**Data section:**
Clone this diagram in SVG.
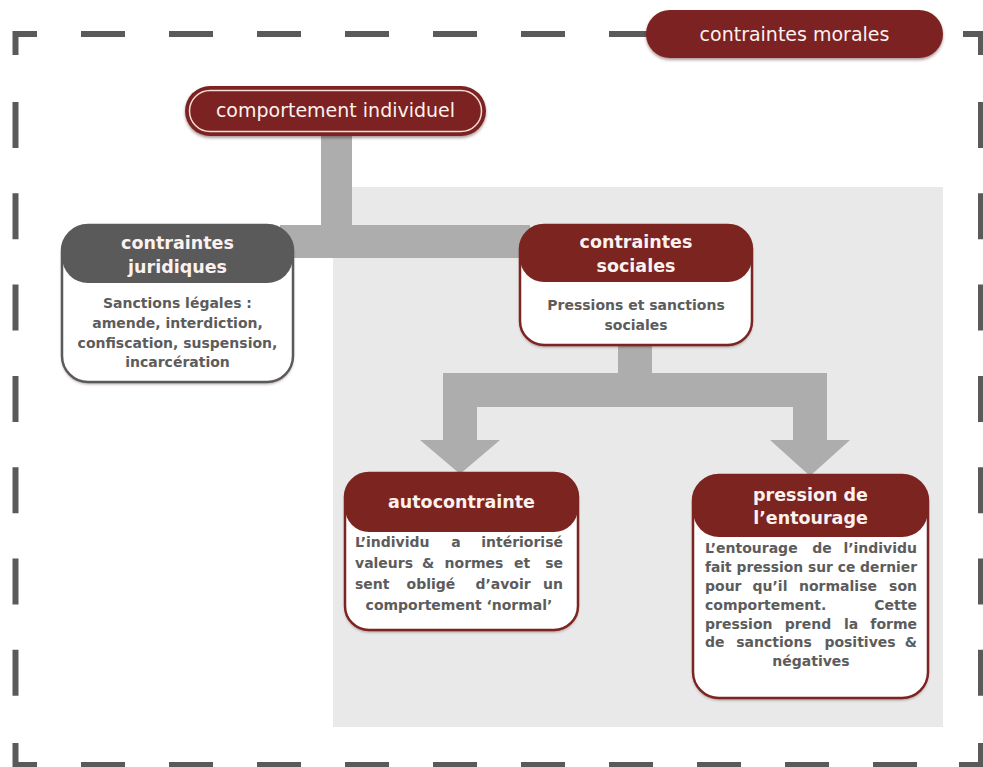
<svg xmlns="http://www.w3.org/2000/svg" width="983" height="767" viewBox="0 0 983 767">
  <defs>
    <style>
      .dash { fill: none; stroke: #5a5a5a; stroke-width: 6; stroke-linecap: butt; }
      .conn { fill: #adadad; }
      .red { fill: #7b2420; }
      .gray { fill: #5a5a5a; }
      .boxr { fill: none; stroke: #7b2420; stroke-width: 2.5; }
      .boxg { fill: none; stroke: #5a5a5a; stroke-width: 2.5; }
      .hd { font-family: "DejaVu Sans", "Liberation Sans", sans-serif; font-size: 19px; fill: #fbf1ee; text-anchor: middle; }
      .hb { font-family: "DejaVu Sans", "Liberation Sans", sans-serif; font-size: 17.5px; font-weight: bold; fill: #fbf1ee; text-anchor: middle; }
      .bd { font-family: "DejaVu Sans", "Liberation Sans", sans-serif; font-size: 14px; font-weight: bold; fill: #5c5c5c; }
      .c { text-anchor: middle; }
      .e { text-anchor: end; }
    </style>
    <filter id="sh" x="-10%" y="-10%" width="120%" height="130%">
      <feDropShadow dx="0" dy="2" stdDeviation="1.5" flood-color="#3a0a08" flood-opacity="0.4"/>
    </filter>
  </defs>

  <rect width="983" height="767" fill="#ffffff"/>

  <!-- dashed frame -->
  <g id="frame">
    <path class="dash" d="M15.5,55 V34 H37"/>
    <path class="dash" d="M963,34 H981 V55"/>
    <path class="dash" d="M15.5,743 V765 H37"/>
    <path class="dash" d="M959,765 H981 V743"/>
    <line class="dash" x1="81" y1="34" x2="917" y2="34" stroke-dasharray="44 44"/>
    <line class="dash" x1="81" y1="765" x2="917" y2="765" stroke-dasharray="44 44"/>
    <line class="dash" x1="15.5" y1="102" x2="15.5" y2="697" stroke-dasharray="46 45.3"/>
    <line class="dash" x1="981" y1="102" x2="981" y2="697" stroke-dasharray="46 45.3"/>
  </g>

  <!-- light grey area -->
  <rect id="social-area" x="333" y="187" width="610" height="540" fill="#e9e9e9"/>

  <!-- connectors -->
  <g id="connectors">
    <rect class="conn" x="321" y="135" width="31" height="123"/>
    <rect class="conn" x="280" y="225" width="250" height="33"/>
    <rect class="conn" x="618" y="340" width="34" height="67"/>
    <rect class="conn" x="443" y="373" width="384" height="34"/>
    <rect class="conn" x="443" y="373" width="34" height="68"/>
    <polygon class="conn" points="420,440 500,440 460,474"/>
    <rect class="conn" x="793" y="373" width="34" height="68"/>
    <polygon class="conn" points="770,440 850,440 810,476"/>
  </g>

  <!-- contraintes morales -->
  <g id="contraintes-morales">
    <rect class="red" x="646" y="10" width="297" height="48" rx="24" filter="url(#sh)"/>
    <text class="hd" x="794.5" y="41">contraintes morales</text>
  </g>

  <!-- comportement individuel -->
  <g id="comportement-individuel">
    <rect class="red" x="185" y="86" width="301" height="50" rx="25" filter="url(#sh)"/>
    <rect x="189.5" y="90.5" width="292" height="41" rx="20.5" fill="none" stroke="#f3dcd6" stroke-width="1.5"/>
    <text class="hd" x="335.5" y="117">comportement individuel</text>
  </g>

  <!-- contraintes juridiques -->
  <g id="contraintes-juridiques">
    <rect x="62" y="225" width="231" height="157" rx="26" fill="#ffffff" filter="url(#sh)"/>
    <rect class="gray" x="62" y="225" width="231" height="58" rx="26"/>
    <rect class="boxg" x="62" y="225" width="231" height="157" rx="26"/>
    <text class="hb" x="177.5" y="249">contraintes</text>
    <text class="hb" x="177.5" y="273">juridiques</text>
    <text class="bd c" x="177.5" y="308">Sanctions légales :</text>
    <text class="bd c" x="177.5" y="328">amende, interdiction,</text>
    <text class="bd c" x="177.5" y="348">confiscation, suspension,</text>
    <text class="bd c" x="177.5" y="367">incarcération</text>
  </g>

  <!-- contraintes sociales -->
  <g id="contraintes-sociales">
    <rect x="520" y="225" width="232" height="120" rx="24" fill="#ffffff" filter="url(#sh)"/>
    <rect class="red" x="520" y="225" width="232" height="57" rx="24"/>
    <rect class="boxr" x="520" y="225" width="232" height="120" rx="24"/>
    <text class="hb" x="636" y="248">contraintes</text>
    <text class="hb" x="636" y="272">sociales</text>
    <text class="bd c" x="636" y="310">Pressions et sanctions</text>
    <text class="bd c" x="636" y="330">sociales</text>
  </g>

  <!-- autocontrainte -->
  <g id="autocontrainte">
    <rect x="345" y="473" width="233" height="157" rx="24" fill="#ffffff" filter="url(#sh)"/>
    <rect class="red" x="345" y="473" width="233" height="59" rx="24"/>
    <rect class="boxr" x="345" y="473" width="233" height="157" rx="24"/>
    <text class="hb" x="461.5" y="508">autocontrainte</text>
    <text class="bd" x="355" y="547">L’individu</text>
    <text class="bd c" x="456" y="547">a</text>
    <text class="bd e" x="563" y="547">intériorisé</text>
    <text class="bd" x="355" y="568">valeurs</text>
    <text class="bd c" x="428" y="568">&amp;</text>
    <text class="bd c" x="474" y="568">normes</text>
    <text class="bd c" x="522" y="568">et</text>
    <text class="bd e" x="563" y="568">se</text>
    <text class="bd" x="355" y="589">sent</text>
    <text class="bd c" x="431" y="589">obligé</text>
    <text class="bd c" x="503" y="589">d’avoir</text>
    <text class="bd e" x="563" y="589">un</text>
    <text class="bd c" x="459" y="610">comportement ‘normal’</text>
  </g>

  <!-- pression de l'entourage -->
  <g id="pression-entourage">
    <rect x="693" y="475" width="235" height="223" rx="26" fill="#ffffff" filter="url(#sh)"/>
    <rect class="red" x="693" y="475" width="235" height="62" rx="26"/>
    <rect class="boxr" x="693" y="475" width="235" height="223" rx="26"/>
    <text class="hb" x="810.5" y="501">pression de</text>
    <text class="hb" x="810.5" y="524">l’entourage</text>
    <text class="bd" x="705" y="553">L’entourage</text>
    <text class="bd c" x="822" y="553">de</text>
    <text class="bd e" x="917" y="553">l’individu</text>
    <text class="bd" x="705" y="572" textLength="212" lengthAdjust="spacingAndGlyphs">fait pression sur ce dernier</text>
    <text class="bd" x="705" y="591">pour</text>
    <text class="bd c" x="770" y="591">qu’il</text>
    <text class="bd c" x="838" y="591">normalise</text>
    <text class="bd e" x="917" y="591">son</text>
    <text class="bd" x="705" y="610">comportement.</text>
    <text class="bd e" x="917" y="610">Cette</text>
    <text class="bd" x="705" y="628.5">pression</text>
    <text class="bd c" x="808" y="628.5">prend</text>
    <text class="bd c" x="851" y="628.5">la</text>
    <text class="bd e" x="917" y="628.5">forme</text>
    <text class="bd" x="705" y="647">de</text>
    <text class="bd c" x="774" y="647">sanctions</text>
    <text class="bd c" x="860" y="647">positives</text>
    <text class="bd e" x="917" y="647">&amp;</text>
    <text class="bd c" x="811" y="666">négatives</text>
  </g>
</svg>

**The exercise:** Reproduce the data word for word, excluding its pictures.

**The completed task:**
Clone this diagram in SVG.
<svg xmlns="http://www.w3.org/2000/svg" width="983" height="767" viewBox="0 0 983 767">
  <defs>
    <style>
      .dash { fill: none; stroke: #5a5a5a; stroke-width: 6; stroke-linecap: butt; }
      .conn { fill: #adadad; }
      .red { fill: #7b2420; }
      .gray { fill: #5a5a5a; }
      .boxr { fill: none; stroke: #7b2420; stroke-width: 2.5; }
      .boxg { fill: none; stroke: #5a5a5a; stroke-width: 2.5; }
      .hd { font-family: "DejaVu Sans", "Liberation Sans", sans-serif; font-size: 19px; fill: #fbf1ee; text-anchor: middle; }
      .hb { font-family: "DejaVu Sans", "Liberation Sans", sans-serif; font-size: 17.5px; font-weight: bold; fill: #fbf1ee; text-anchor: middle; }
      .bd { font-family: "DejaVu Sans", "Liberation Sans", sans-serif; font-size: 14px; font-weight: bold; fill: #5c5c5c; }
      .c { text-anchor: middle; }
      .e { text-anchor: end; }
    </style>
    <filter id="sh" x="-10%" y="-10%" width="120%" height="130%">
      <feDropShadow dx="0" dy="2" stdDeviation="1.5" flood-color="#3a0a08" flood-opacity="0.4"/>
    </filter>
  </defs>

  <rect width="983" height="767" fill="#ffffff"/>

  <!-- dashed frame -->
  <g id="frame">
    <path class="dash" d="M15.5,55 V34 H37"/>
    <path class="dash" d="M963,34 H981 V55"/>
    <path class="dash" d="M15.5,743 V765 H37"/>
    <path class="dash" d="M959,765 H981 V743"/>
    <line class="dash" x1="81" y1="34" x2="917" y2="34" stroke-dasharray="44 44"/>
    <line class="dash" x1="81" y1="765" x2="917" y2="765" stroke-dasharray="44 44"/>
    <line class="dash" x1="15.5" y1="102" x2="15.5" y2="697" stroke-dasharray="46 45.3"/>
    <line class="dash" x1="981" y1="102" x2="981" y2="697" stroke-dasharray="46 45.3"/>
  </g>

  <!-- light grey area -->
  <rect id="social-area" x="333" y="187" width="610" height="540" fill="#e9e9e9"/>

  <!-- connectors -->
  <g id="connectors">
    <rect class="conn" x="321" y="135" width="31" height="123"/>
    <rect class="conn" x="280" y="225" width="250" height="33"/>
    <rect class="conn" x="618" y="340" width="34" height="67"/>
    <rect class="conn" x="443" y="373" width="384" height="34"/>
    <rect class="conn" x="443" y="373" width="34" height="68"/>
    <polygon class="conn" points="420,440 500,440 460,474"/>
    <rect class="conn" x="793" y="373" width="34" height="68"/>
    <polygon class="conn" points="770,440 850,440 810,476"/>
  </g>

  <!-- contraintes morales -->
  <g id="contraintes-morales">
    <rect class="red" x="646" y="10" width="297" height="48" rx="24" filter="url(#sh)"/>
    <text class="hd" x="794.5" y="41">contraintes morales</text>
  </g>

  <!-- comportement individuel -->
  <g id="comportement-individuel">
    <rect class="red" x="185" y="86" width="301" height="50" rx="25" filter="url(#sh)"/>
    <rect x="189.5" y="90.5" width="292" height="41" rx="20.5" fill="none" stroke="#f3dcd6" stroke-width="1.5"/>
    <text class="hd" x="335.5" y="117">comportement individuel</text>
  </g>

  <!-- contraintes juridiques -->
  <g id="contraintes-juridiques">
    <rect x="62" y="225" width="231" height="157" rx="26" fill="#ffffff" filter="url(#sh)"/>
    <rect class="gray" x="62" y="225" width="231" height="58" rx="26"/>
    <rect class="boxg" x="62" y="225" width="231" height="157" rx="26"/>
    <text class="hb" x="177.5" y="249">contraintes</text>
    <text class="hb" x="177.5" y="273">juridiques</text>
    <text class="bd c" x="177.5" y="308">Sanctions légales :</text>
    <text class="bd c" x="177.5" y="328">amende, interdiction,</text>
    <text class="bd c" x="177.5" y="348">confiscation, suspension,</text>
    <text class="bd c" x="177.5" y="367">incarcération</text>
  </g>

  <!-- contraintes sociales -->
  <g id="contraintes-sociales">
    <rect x="520" y="225" width="232" height="120" rx="24" fill="#ffffff" filter="url(#sh)"/>
    <rect class="red" x="520" y="225" width="232" height="57" rx="24"/>
    <rect class="boxr" x="520" y="225" width="232" height="120" rx="24"/>
    <text class="hb" x="636" y="248">contraintes</text>
    <text class="hb" x="636" y="272">sociales</text>
    <text class="bd c" x="636" y="310">Pressions et sanctions</text>
    <text class="bd c" x="636" y="330">sociales</text>
  </g>

  <!-- autocontrainte -->
  <g id="autocontrainte">
    <rect x="345" y="473" width="233" height="157" rx="24" fill="#ffffff" filter="url(#sh)"/>
    <rect class="red" x="345" y="473" width="233" height="59" rx="24"/>
    <rect class="boxr" x="345" y="473" width="233" height="157" rx="24"/>
    <text class="hb" x="461.5" y="508">autocontrainte</text>
    <text class="bd" x="355" y="547">L’individu</text>
    <text class="bd c" x="456" y="547">a</text>
    <text class="bd e" x="563" y="547">intériorisé</text>
    <text class="bd" x="355" y="568">valeurs</text>
    <text class="bd c" x="428" y="568">&amp;</text>
    <text class="bd c" x="474" y="568">normes</text>
    <text class="bd c" x="522" y="568">et</text>
    <text class="bd e" x="563" y="568">se</text>
    <text class="bd" x="355" y="589">sent</text>
    <text class="bd c" x="431" y="589">obligé</text>
    <text class="bd c" x="503" y="589">d’avoir</text>
    <text class="bd e" x="563" y="589">un</text>
    <text class="bd c" x="459" y="610">comportement ‘normal’</text>
  </g>

  <!-- pression de l'entourage -->
  <g id="pression-entourage">
    <rect x="693" y="475" width="235" height="223" rx="26" fill="#ffffff" filter="url(#sh)"/>
    <rect class="red" x="693" y="475" width="235" height="62" rx="26"/>
    <rect class="boxr" x="693" y="475" width="235" height="223" rx="26"/>
    <text class="hb" x="810.5" y="501">pression de</text>
    <text class="hb" x="810.5" y="524">l’entourage</text>
    <text class="bd" x="705" y="553">L’entourage</text>
    <text class="bd c" x="822" y="553">de</text>
    <text class="bd e" x="917" y="553">l’individu</text>
    <text class="bd" x="705" y="572" textLength="212" lengthAdjust="spacingAndGlyphs">fait pression sur ce dernier</text>
    <text class="bd" x="705" y="591">pour</text>
    <text class="bd c" x="770" y="591">qu’il</text>
    <text class="bd c" x="838" y="591">normalise</text>
    <text class="bd e" x="917" y="591">son</text>
    <text class="bd" x="705" y="610">comportement.</text>
    <text class="bd e" x="917" y="610">Cette</text>
    <text class="bd" x="705" y="628.5">pression</text>
    <text class="bd c" x="808" y="628.5">prend</text>
    <text class="bd c" x="851" y="628.5">la</text>
    <text class="bd e" x="917" y="628.5">forme</text>
    <text class="bd" x="705" y="647">de</text>
    <text class="bd c" x="774" y="647">sanctions</text>
    <text class="bd c" x="860" y="647">positives</text>
    <text class="bd e" x="917" y="647">&amp;</text>
    <text class="bd c" x="811" y="666">négatives</text>
  </g>
</svg>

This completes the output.